The Third Rome was part of Sophia’s dowry, and came from the Byzantine ecclesiastical tradition, yet Moscow had little sway in the Greek-speaking parts of Christendom. However, all Slavic Orthodox territories, such as Serbia, Bulgaria, and of course Ukraine, shared a sacred language with Russians—the Church Slavonic, adapted from the ninth-century Macedonian dialect. That made the Third Rome transnational community possible—“imaginable,” in Benedict Anderson’s words. To use another term from Anderson, the Third Rome concept was nothing but “territorialization of faith.”[29]

In later centuries, the idea became Russia’s damnation. Peter the Great, an adept of realpolitik, saw little value in waging war against the Ottomans when a shorter way to Europe lay in the north. But for later Romanovs, “returning the cross” to the top of the Hagia Sophia in Constantinople became an obligation. Pursuing the mirage of the Third Rome, they dragged Russia into one war after another in the Black Sea area and in the Balkans. As late as World War I, to keep Russia as an ally, Britain and France promised Tsar Nicholas II Constantinople, the Bosporus, the Sea of Marmara, and the Dardanelles. After World War II, Stalin demanded that Turkey hand over control of the straits (the Bosporus and the Dardanelles), a push that made the White House respond with the Truman Doctrine, explicitly protecting Turkey and Greece from Russian aggression.

For Russians, the road to Constantinople started in Crimea. Russian troops stormed Perekop in 1736 and sacked most of the peninsula before being forced to withdraw. The next generation of generals was more successful. In 1771, Russians again occupied the peninsula; this time, the Ottoman government in Kaffa evacuated to Istanbul.

Russia’s ruler at the time was Catherine the Great. Far ahead of her time, extraordinarily successful in her conquests and diplomacy, she and her inner circle of advisers made the grandiose decision that Crimea would be a stepping-stone in the transformation of the eastern Mediterranean. Catherine was certain that the Ottoman Empire was ready to crumble. Having named her eldest grandson after Alexander the Great, she named the second Constantine, as he was destined to be the king of Constantinople, the capital of a “Greek monarchy.” Her lover, Grigory Potemkin, would become king of “Dacia”—an imagined country roughly contiguous with modern Romania. She modestly referred to this entire plan as her “Greek Project.”[30]

Catherine’s conquests on the Black Sea met with widespread approval in Europe. The Ottoman Empire was a traditional foe that had last laid siege to Vienna just a century earlier. Feeling very secure, Catherine started with an experiment: in 1774, Russia and Turkey signed a treaty establishing Crimea as an independent state.

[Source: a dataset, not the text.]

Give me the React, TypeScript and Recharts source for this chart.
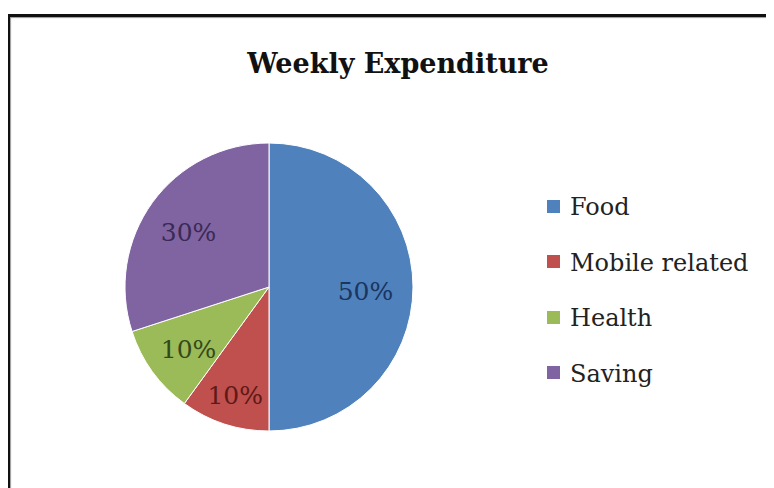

For the Ottomans, the khanate would be a buffer zone, and for Catherine a test site for what would centuries later be called “nation-building.” Her Greek monarchy and Dacia would have to be built from the Ottoman bureaucratic and social fabric. She thought Crimea was perfect for trying this out.

Khan Shagin Giray, whom she supported in Bakhchisaray, saw himself as a Crimean Peter the Great—a modernizer who would borrow technology and governmental structures from Europe. Catherine returned the littoral to the khanate and took care of its bursary. As an attempt at social engineering, Catherine’s Crimean project anticipated later Western efforts in the non-Western world. While its stated good intentions, such as social reform and modernization, are impossible to prove or disprove, the pragmatism of the strategy is as valid now as it was in Catherine’s day: to raise a junior ally whose new (Westernized) elites would be completely dependent on the creator.[31]

And not unlike the twenty-first-century attempts at nation-building, Catherine’s Crimea project collapsed. The experiment had a bloody ending—civil war—unsurprisingly so because the khan was rightly seen as a puppet of an alien power. In 1783, Russia squashed the rebellion and annexed Crimea.

Catherine dismissed the failed experiment in Crimea as a freak loss, still sure that the Greek monarchy and Dacia would succeed. To demonstrate her commitment to the development of the conquered Ottoman lands and to celebrate her victory in the clash of civilizations, in 1787 she put herself through the terrible inconvenience of visiting Crimea in person, with European ambassadors and the emperor of Austria in tow.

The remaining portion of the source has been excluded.